本研究聚焦於高純度異丙醇（IPA）回收製程中電氣化減碳技術與經濟效益之系統性分析，選取二異丙醚共沸蒸餾、環己烷共沸蒸餾、二甲基亞碸萃取蒸餾、及其熱整合製程等四種具代表性流程。技術評估採用Aspen Plus 進行穩態模擬，經濟分析則基於2023 至2024 年間臺灣能源價格與電網碳排放因子，並參考國際能源總署及其他權威機構提供的低碳電力成本與碳排放數據。
研究結果顯示，熱泵輔助蒸餾結合電鍋爐系統（HPAD+EB）於環己烷共沸蒸餾、二異丙醚共沸蒸餾及二甲基亞碸萃取蒸餾三項製程中，在低成本風力電力支援下，不僅能顯著降低能源成本與碳排放，且碳減排成本（CAC）呈現負值，展現出優異的經濟與環境效益；而二甲基亞碸萃取蒸餾及其熱整合製程則主要表現於碳排放減量。相較之下，蒸汽熱泵系統（SGHP）於所有製程結合低碳電力時，均展現能源成本與碳排放的雙重下降優勢，整體能效及環境績效均優於HPAD+EB 系統。
綜合而言，本研究確認電氣化與熱泵技術在高純度IPA 回收製程中具顯著節能減碳成效，尤其在低碳電力的支持下，能有效降低生產成本與碳足跡。建議未來深化動態模擬與系統控制優化研究，以促進相關技術的商業化與產業應用，推動化工製程產業的綠色轉型與永續發展。

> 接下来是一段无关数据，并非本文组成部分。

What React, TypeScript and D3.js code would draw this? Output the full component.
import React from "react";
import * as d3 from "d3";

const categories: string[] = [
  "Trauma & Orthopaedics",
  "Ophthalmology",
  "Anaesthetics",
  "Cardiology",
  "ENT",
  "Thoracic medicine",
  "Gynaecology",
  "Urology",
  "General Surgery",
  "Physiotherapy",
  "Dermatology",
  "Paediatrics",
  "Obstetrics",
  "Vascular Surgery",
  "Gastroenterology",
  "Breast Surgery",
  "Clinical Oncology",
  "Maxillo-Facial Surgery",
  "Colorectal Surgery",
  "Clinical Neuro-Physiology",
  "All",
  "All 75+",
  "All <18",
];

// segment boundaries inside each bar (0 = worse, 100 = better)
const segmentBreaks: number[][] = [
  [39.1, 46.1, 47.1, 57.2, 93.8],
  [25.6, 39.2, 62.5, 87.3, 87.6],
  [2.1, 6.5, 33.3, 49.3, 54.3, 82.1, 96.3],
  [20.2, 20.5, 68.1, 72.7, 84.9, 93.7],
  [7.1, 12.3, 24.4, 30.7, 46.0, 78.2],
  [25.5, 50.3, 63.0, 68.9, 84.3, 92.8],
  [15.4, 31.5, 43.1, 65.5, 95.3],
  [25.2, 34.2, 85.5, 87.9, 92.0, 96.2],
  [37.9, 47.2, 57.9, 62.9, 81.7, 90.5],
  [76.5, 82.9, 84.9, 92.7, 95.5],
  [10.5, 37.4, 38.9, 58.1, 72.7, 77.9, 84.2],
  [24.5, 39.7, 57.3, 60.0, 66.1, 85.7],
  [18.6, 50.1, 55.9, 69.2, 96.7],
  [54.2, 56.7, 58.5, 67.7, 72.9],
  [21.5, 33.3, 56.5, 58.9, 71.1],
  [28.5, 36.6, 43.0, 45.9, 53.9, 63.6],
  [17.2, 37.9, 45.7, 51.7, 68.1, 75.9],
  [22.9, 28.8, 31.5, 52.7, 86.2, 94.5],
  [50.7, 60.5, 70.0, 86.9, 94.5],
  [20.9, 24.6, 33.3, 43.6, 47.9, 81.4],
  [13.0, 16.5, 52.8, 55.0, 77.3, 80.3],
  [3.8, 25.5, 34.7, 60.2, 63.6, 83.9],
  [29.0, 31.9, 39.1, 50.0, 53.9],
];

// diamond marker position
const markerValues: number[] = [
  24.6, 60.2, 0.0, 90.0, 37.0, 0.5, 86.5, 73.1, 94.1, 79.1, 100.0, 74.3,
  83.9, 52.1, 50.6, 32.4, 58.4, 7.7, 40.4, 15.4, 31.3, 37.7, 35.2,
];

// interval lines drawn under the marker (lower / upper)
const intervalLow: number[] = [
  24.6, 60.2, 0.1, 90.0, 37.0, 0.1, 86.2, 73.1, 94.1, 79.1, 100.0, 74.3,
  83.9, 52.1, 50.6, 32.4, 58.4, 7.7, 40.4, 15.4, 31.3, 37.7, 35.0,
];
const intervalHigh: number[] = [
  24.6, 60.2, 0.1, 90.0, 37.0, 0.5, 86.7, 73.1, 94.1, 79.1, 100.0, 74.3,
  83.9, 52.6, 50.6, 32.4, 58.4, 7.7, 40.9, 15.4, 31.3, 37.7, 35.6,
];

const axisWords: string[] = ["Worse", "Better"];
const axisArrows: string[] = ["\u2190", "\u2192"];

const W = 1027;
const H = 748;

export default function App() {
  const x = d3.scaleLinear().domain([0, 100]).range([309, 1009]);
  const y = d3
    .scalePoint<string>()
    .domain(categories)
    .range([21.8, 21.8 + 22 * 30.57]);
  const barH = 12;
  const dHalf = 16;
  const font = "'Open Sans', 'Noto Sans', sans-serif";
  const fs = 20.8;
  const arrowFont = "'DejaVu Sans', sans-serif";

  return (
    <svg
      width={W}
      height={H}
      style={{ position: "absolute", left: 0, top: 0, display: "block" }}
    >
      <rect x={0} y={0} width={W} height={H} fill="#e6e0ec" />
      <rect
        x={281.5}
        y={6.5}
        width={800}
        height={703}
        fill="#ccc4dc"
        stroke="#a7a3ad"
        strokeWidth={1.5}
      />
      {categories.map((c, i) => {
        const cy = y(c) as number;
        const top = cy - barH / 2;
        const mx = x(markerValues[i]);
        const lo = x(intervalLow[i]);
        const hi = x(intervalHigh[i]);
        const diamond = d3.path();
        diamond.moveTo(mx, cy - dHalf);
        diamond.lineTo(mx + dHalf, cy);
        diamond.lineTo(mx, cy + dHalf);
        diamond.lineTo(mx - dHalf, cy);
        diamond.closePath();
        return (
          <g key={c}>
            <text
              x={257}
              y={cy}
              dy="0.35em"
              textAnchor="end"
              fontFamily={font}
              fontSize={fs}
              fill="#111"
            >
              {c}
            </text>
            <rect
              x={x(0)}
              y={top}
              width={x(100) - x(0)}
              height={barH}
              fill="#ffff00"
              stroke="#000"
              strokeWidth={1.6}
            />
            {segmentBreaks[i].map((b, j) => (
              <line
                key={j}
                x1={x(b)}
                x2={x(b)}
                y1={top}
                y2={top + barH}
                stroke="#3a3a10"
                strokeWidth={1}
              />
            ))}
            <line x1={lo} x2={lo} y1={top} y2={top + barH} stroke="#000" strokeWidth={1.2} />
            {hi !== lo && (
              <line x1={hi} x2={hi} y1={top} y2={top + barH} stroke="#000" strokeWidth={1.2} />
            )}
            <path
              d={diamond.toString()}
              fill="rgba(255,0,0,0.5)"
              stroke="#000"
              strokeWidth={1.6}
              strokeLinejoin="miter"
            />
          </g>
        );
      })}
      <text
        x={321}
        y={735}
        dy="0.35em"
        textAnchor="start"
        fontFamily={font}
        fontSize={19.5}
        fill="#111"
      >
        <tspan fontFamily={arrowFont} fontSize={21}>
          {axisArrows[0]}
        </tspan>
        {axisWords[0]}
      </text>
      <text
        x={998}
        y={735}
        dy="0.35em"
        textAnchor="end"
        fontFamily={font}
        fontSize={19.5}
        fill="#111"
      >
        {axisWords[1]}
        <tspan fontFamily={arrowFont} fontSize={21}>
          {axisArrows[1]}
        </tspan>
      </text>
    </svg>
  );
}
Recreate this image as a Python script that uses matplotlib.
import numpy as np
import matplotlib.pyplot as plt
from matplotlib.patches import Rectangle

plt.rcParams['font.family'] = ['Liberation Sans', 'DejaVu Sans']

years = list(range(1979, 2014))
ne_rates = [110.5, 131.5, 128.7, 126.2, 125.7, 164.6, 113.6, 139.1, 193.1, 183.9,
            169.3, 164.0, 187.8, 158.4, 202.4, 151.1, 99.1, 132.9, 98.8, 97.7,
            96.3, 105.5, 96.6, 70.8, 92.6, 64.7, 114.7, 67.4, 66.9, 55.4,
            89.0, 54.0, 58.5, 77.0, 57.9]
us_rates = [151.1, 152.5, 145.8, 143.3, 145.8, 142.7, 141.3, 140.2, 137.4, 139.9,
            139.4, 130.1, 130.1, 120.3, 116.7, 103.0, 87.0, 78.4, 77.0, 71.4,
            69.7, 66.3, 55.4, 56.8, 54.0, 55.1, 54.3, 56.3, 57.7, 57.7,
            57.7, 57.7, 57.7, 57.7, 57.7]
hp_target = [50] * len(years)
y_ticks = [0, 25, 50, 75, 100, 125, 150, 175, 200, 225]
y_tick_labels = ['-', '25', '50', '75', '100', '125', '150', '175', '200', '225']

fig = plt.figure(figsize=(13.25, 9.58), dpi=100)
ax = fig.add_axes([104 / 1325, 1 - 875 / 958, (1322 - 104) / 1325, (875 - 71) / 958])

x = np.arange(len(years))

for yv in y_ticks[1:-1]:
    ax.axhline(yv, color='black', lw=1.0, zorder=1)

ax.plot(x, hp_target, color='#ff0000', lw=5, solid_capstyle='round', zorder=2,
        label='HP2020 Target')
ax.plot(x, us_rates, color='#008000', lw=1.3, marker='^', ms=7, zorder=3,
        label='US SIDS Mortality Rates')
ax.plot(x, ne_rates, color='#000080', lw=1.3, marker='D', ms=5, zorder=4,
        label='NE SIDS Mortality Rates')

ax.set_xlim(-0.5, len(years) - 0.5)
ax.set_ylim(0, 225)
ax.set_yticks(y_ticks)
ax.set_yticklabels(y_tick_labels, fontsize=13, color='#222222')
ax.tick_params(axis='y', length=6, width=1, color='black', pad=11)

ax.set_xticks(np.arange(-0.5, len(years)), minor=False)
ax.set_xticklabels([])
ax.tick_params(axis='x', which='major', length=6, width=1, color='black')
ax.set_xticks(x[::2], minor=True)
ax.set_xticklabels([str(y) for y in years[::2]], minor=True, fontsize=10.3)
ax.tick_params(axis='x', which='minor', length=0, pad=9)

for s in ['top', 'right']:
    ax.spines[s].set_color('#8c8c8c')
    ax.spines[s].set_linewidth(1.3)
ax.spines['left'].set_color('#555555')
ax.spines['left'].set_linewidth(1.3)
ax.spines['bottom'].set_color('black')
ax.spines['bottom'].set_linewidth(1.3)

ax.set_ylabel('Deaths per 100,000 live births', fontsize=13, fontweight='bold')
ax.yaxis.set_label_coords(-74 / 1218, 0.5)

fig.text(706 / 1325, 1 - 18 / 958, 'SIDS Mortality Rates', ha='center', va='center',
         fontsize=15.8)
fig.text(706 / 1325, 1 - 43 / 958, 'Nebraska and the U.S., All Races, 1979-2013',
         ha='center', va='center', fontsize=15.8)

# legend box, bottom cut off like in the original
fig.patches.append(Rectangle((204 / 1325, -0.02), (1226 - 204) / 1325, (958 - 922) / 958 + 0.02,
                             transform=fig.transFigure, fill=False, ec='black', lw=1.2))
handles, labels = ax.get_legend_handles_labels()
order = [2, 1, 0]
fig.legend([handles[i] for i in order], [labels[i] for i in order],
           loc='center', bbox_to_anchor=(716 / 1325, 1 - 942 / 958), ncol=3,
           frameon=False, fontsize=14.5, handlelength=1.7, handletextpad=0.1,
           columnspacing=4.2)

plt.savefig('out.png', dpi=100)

This study focuses on a systematic analysis of electrification-based carbon reduction technologies and economic benefits in the recovery process of high-purity isopropanol (IPA). Four representative processes are selected: diisopropyl ether(DIPE) azeotropic distillation, cyclohexane(CYH) azeotropic
distillation, dimethyl sulfoxide (DMSO) extractive distillation, and their heat-integrated configurations.
Technical evaluation is conducted through steady-state simulations using Aspen Plus, while the economic analysis is based on Taiwan＇s energy prices and grid carbon emission factors from 2023 to 2024. Additionally, data on low-carbon electricity costs and carbon emission metrics are referenced
from the International Energy Agency and other authoritative sources. The results indicate that the heat pump-assisted distillation combined with an electric boiler system (HPAD+EB) demonstrates outstanding economic and environmental performance in the processes of CYH azeotropic distillation,
DIPE azeotropic distillation, and DMSO extractive distillation. Under the support of low-cost wind power, this configuration significantly reduces both energy costs and carbon emissions, with a negative carbon abatement cost (CAC) observed. Meanwhile, the DMSO extractive distillation and its heat-integrated process mainly show notable improvements in carbon emission reduction. In comparison, the steam generation heat pump system (SGHP), when coupled with low-carbon electricity, consistently
achieves dual benefits of reduced energy costs and lower carbon emissions across all processes, with overall energy efficiency and environmental performance surpassing that of the HPAD+EB system.
In summary, this study confirms that electrification and heat pump technologies offer significant energy-saving and carbon-reducing potential in high-purity IPA recovery processes. With the support of low-carbon electricity, these technologies can effectively reduce both production costs and carbon
footprints. Future work is recommended to further explore dynamic simulations and system control optimization, in order to facilitate the commercialization and industrial adoption of these technologies, thereby promoting the green transformation and sustainable development of the chemical processing industry.